Originally Posted by
Drum
To your first. So what? You commute in to make your trip. Period.
I commute to a NE base. It's a pain, especially after we throttled the flights as result of C-19 and most of our rotations there on my equipment are uncommutable on the front and back end. Sometimes I leave a day or 2 early to insure I am in position for the start of the trip. That is my responsibility to my employer.
If you can't be responsible to be in place for the start of your trip, maybe time to go do something else. Kicking our retirees in the back is not how this is solved. You being disciplined and professional is.
To your second statement. It has nothing to do with pass priority. A vindictive comment on your part.
You misunderstand how commuting works, you cant predict what the flight loads will be the next morning.

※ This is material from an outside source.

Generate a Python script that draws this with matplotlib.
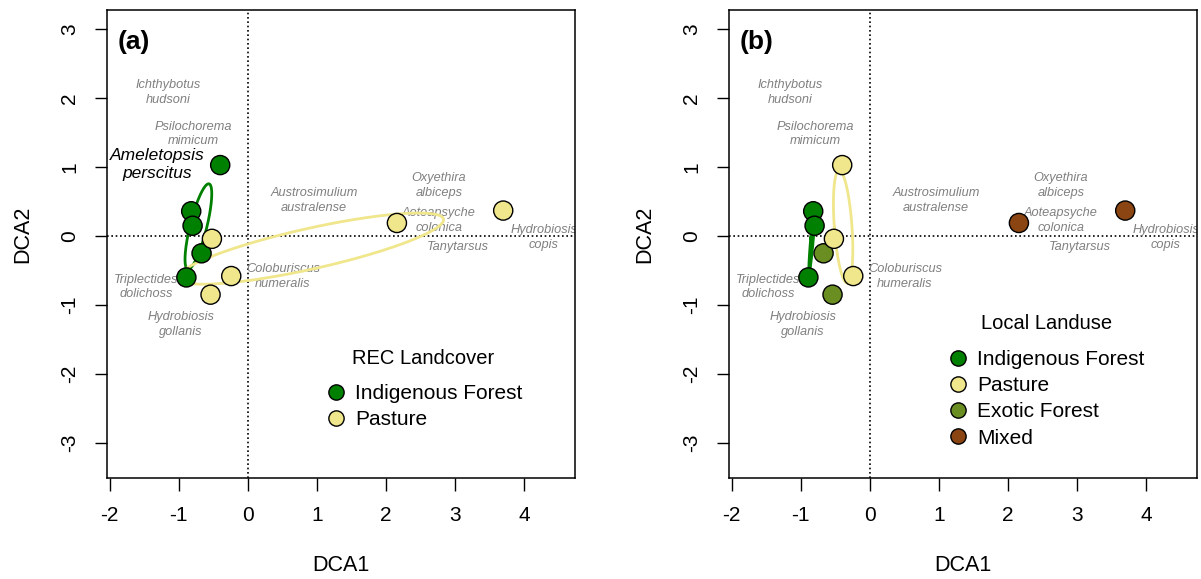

If you wanna come in two days early thats on you, but no one except you does that.
Second, there's no one in nyc to cover said pilot who at 8am (his second shot to work) the 12pm or 1pm start. That flight is cancelled, as are his next 2-4. 30 - 50 times every morning delta was going to have to cancel 1-4 flights per pilot.
I dont know why you keep reducing this down to incorrect simplicity. If the EDV pilot doesn't get to NYC at the time this change was made, you'd cancel 3, flights at a minimum. Delta, at the time, had already tried pushing the flight onto other contract carriers. Air wisconsin refused and cancelled their delta contract under Delta pressure as a FOAD move. No other contract carrier would touch the flying without an exorbitant fee.
Delta made a business decision. EDV pilots didnt even ask for it. The only way you can blame them is if you go back in time years to when edv was placed as S3b (Pinnacle days? Pre edv). Edv alpa union was trying to leverage delta to pay edv more so guys could afford to live in nyc, they weren't begging for s3a.